One of the key tasks that the technical trader needs to do in order to trade in the Forex market is to identify the key support and resistance levels like this. This is the area where the currency needs to be bought and sold respectively. It is something that needs to be mastered because technical analysis support and resistance levels have to be spotted visually.
The support and resistance levels are the historical levels from where the prices have moved up or down in the past. These need to be spotted and the idea behind the support and resistance levels is that it is believed that if the price has reversed from this level in the past then it is likely to do the same in the future as well.
Support and resistance levels
It is important that you first understand what creates these levels. The resistance level forms after the market have risen and the buyers get exhausted. The Forex traders step in to start selling the currency. This causes the prices to fall and the area from where this reversal in trend happens is the resistance level.
Similarly, the support is the level till where the prices were falling too but suddenly the sellers got exhausted and the buyers took control causing a reversal in the market. This is the level where the price began to rise.
The support and resistance levels are nothing but areas of demand and supply. The prices hit the low and then they start to rise because there is an increase in demand which is the support level. The prices hit the high and this causes an area of supply which is nothing but the resistance level.

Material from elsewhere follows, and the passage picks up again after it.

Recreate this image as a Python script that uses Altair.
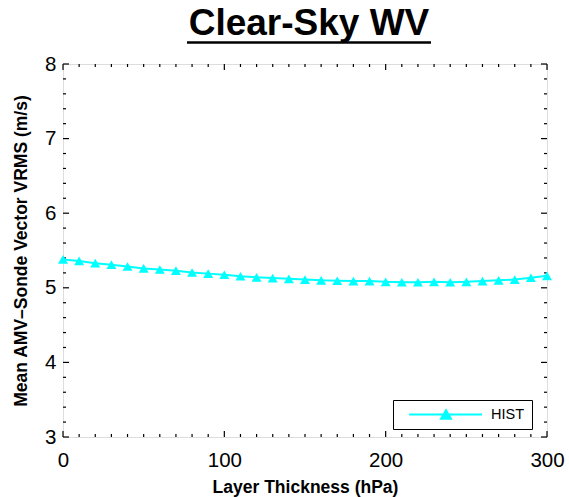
import altair as alt
import pandas as pd

# ---- data ----
thickness = [0, 10, 20, 30, 40, 50, 60, 70, 80, 90, 100, 110, 120, 130, 140, 150,
             160, 170, 180, 190, 200, 210, 220, 230, 240, 250, 260, 270, 280, 290, 300]
vrms = [5.38, 5.36, 5.33, 5.31, 5.285, 5.26, 5.245, 5.23, 5.205, 5.19, 5.175, 5.155,
        5.14, 5.13, 5.12, 5.11, 5.10, 5.095, 5.09, 5.09, 5.08, 5.075, 5.075, 5.08,
        5.075, 5.08, 5.09, 5.10, 5.11, 5.135, 5.16]
series_name = "HIST"

x_major = [0, 100, 200, 300]
x_minor = [v for v in range(0, 301, 10) if v % 100 != 0]
y_major = [3, 4, 5, 6, 7, 8]
y_minor = [round(3 + 0.2 * i, 1) for i in range(26) if (i % 5) != 0]

title_text = "Clear-Sky WV"
x_title = "Layer Thickness (hPa)"
y_title = "Mean AMV\u2013Sonde Vector VRMS (m/s)"

W, H = 484, 373
FONT = "Liberation Sans"
CYAN = "#00FFFF"

df = pd.DataFrame({"thickness": thickness, "vrms": vrms, "series": series_name})

xscale = alt.Scale(domain=[0, 300], nice=False, zero=False)
yscale = alt.Scale(domain=[3, 8], nice=False, zero=False)

xaxis = alt.Axis(values=x_major, format="d", labelFontSize=20.5, labelFont=FONT,
                 labelColor="black", ticks=False, tickSize=0, domain=False, grid=False,
                 labelPadding=13, title=x_title, titleFont=FONT, titleFontSize=17.5,
                 titleFontWeight="bold", titleColor="black", titlePadding=8,
                 labelFlush=False, labelOverlap=False)
yaxis = alt.Axis(values=y_major, format="d", labelFontSize=20.5, labelFont=FONT,
                 labelColor="black", ticks=False, tickSize=0, domain=False, grid=False,
                 labelPadding=7, title=y_title, titleFont=FONT, titleFontSize=17.5,
                 titleFontWeight="bold", titleColor="black", titlePadding=14,
                 labelFlush=False, labelOverlap=False)

line = alt.Chart(df).mark_line(color=CYAN, strokeWidth=2).encode(
    x=alt.X("thickness:Q", scale=xscale, axis=xaxis),
    y=alt.Y("vrms:Q", scale=yscale, axis=yaxis),
)

# legend symbol: line with a triangle (custom path in unit coordinates)
legend_path = ("M-0.80,0 L1,0 "
               "M0.111,-0.107 L-0.012,0.107 L0.234,0.107 Z")

points = alt.Chart(df).mark_point(shape="triangle-up", filled=True, size=100,
                                  opacity=1).encode(
    x=alt.X("thickness:Q", scale=xscale),
    y=alt.Y("vrms:Q", scale=yscale),
    color=alt.Color("series:N", scale=alt.Scale(range=[CYAN]),
                    legend=alt.Legend(title=None, orient="none", legendX=330, legendY=336,
                                      symbolType=legend_path, symbolSize=81 * 81,
                                      symbolStrokeColor=CYAN, symbolFillColor=CYAN,
                                      symbolStrokeWidth=2, symbolOpacity=1,
                                      clipHeight=15, labelOffset=8,
                                      labelFont=FONT, labelFontSize=14.5,
                                      labelColor="black", padding=7,
                                      strokeColor="black", fillColor="white",
                                      cornerRadius=0)),
)


def xticks(values, length, top):
    d = pd.DataFrame({"v": values})
    if top:
        yy, yy2 = alt.value(0), alt.value(length)
    else:
        yy, yy2 = alt.value(H), alt.value(H - length)
    return alt.Chart(d).mark_rule(color="black", strokeWidth=1.2).encode(
        x=alt.X("v:Q", scale=xscale), y=yy, y2=yy2)


def yticks(values, length, right):
    d = pd.DataFrame({"v": values})
    if right:
        xx, xx2 = alt.value(W), alt.value(W - length)
    else:
        xx, xx2 = alt.value(0), alt.value(length)
    return alt.Chart(d).mark_rule(color="black", strokeWidth=1.2).encode(
        y=alt.Y("v:Q", scale=yscale), x=xx, x2=xx2)


ticks = [xticks(x_major, 6, False), xticks(x_minor, 3, False),
         xticks(x_major, 6, True), xticks(x_minor, 3, True),
         yticks(y_major, 6, False), yticks(y_minor, 3, False),
         yticks(y_major, 6, True), yticks(y_minor, 3, True)]

underline = alt.Chart(pd.DataFrame({"t": [title_text]})).mark_rule(
    color="black", strokeWidth=2.5).encode(
    x=alt.value(124), x2=alt.value(368), y=alt.value(-21.5))

chart = alt.layer(*ticks, line, points, underline).properties(
    width=W, height=H,
    padding={"left": 63, "top": 64, "right": 22, "bottom": 60},
    autosize=alt.AutoSizeParams(type="none"),
    title=alt.TitleParams(title_text, font=FONT, fontSize=37, fontWeight="bold",
                          color="black", anchor="middle", frame="group",
                          baseline="alphabetic", offset=-30.8, dx=4),
).configure_view(stroke="black", strokeWidth=1.5).configure(background="white")

chart.save("out.html", embed_options={"renderer": "svg", "actions": False})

The technical traders believe that the way traders have reacted in the past when the price reached a particular level there is a high probability that they would react in the same way in the future when the price reached that level again. They thus look to spot the levels and this gives them a high probability area to be a buyer or a seller in the market.
Do all the support and resistance levels work
The truth is that not all the support and resistance levels work. This is because one needs to spot the quality levels that have seen a huge price rise in the past. There will be a number of levels when you start to look at your chart but it is only those that have seen a big spike in price that will work. So look at the levels that have seen a reversal with huge candles or with a gap up.